Oh dear - if you go to their atlas page, try to find the 'east of England' area. It's where the East Midlands should be. And vice versa. As an East Anglian, this riles me, and it's unfortunately ironic, symptomatic of the London-centrism of the trendy web designers that invented the whole project to look at 'Englishness'. While we're on the map, I'm not sure how the Isle of Man feels about being part of Cumbria either.

And then, when you do go to the East of England page - or, for that matter, any of the other regional pages - there's hardly any items on them. London gets a whole sheaf - but someone's really not been doing their research. Given that one of their first twleve 'icons' is the Empire Windrush, isn't it a bit strange not to put Tilbury on the atlas page for the East, when London gets Windrush Square in Brixton? and why does Chelsea and Man Utd football clubs get a mention, and not Arsenal, or Liverpool? are they only things of interest in the whole of Merseyside an Anthony Gormley installation and an art gallery - nothing about the Liver Building, the Cavern Club or any other Mersey icons?

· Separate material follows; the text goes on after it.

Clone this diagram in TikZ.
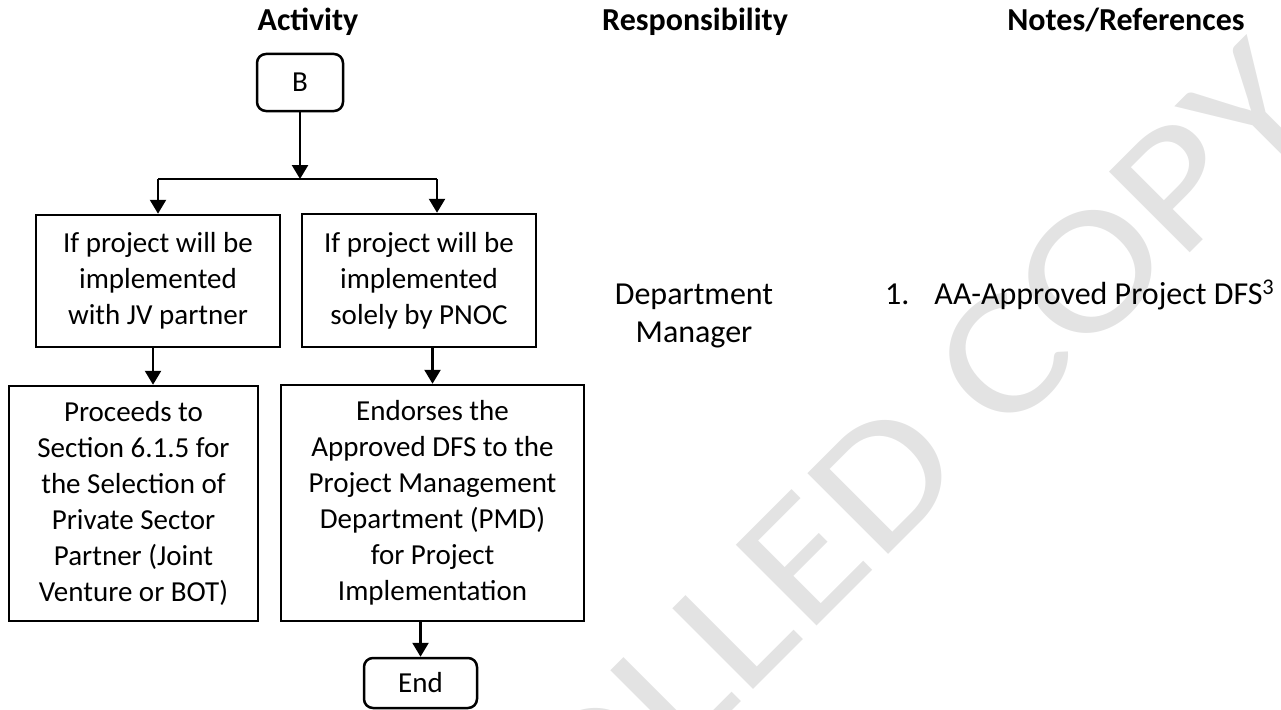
\documentclass[tikz,border=0pt]{standalone}
\usepackage{fontspec}
\setmainfont{Carlito}
\usetikzlibrary{arrows.meta}
\definecolor{wm}{HTML}{E3E3E3}
\tikzset{
  txt/.style={font=\fontsize{32}{38}\selectfont, inner sep=0pt},
  hdr/.style={font=\bfseries\fontsize{32}{38}\selectfont, inner sep=0pt, anchor=base},
  flowbox/.style={draw, line width=2.5pt, align=center, inner sep=0pt,
    font=\fontsize{29}{36}\selectfont},
  termbox/.style={flowbox, rounded corners=9pt},
  arr/.style={line width=2.5pt, -{Triangle[width=16pt,length=14pt]}},
  conn/.style={line width=2.5pt}
}
\begin{document}
\begin{tikzpicture}[x=1pt,y=-1pt]
\useasboundingbox (0,0) rectangle (1281,709);
% watermark
\begin{scope}
\clip (0,0) rectangle (1281,709);
\node[rotate=45, xscale=1.18, anchor=base west, text=wm, inner sep=0pt,
  font=\fontsize{178}{178}\selectfont] (wmk) at (806,637) {\llap{UNCONTROLL}ED COPY};
\end{scope}
% headers
\node[hdr] (h1) at (308,31) {Activity};
\node[hdr] (h2) at (695,31) {Responsibility};
\node[hdr] (h3) at (1126,31) {Notes/References};
% flow nodes
\node[termbox, minimum width=86pt, minimum height=57pt] (B) at (300,82.5) {B};
\node[flowbox, minimum width=244pt, minimum height=132pt] (box1) at (158,281)
  {If project will be\\implemented\\with JV partner};
\node[flowbox, minimum width=234pt, minimum height=133pt] (box2) at (419,280.5)
  {If project will be\\implemented\\solely by PNOC};
\node[flowbox, minimum width=249pt, minimum height=235pt] (box3) at (133.5,503.5)
  {Proceeds to\\Section 6.1.5 for\\the Selection of\\Private Sector\\Partner (Joint\\Venture or BOT)};
\node[flowbox, minimum width=303pt, minimum height=236pt] (box4) at (432.5,503)
  {Endorses the\\Approved DFS to the\\Project Management\\Department (PMD)\\for Project\\Implementation};
\node[termbox, minimum width=113pt, minimum height=50pt] (End) at (420.5,683) {End};
% side texts
\node[txt, align=center] (resp) at (694,316) {Department\\Manager};
\node[txt, anchor=base west] (note) at (885,304) {1.\hspace{25pt}AA-Approved Project DFS\textsuperscript{3}};
% connectors
\coordinate (J) at (300,179);
\coordinate (L) at (158,179);
\coordinate (R) at (437,179);
\draw[conn] (L) -- (R);
\draw[arr] (B) -- (J);
\draw[arr] (L) -- (L |- box1.north);
\draw[arr] (R) -- (R |- box2.north);
\draw[arr] ([xshift=-5pt]box1.south) -- ([xshift=-5pt]box1.south |- box3.north);
\draw[arr] (box4.north |- box2.south) -- (box4.north);
\draw[arr] (End.north |- box4.south) -- (End.north);
\end{tikzpicture}
\end{document}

I know that the idea of the project is to start a debate, and by writing this post I'm probably pleasing them, but it does strike me as more than a little insensitive to be so blatantly lazy about the regions. The Bramah Tea and Coffee Museum round the corner from my office is not more 'iconic' than Blackpool Pleasure Beach, which gets its image used as the map 'icon' for the North-West but doesn't actually merit getting an entry. And poor Cumbria and West Midlands gets absolutely no entries - no Lake District, Staffordshire Potteries, canals, Coventry Cathedral, Stratford-upon-Avon - what the hell were they thinking?

What is stranger is that in the national press no-one I've read so far has picked up on this. Has our media really gotten so introverted? Surely someone's noticed the sheer laziness of this piece of work - thinking its being 'inclusive' by nominating the Windrush and cups of tea, while leaving out whole swathes of the country?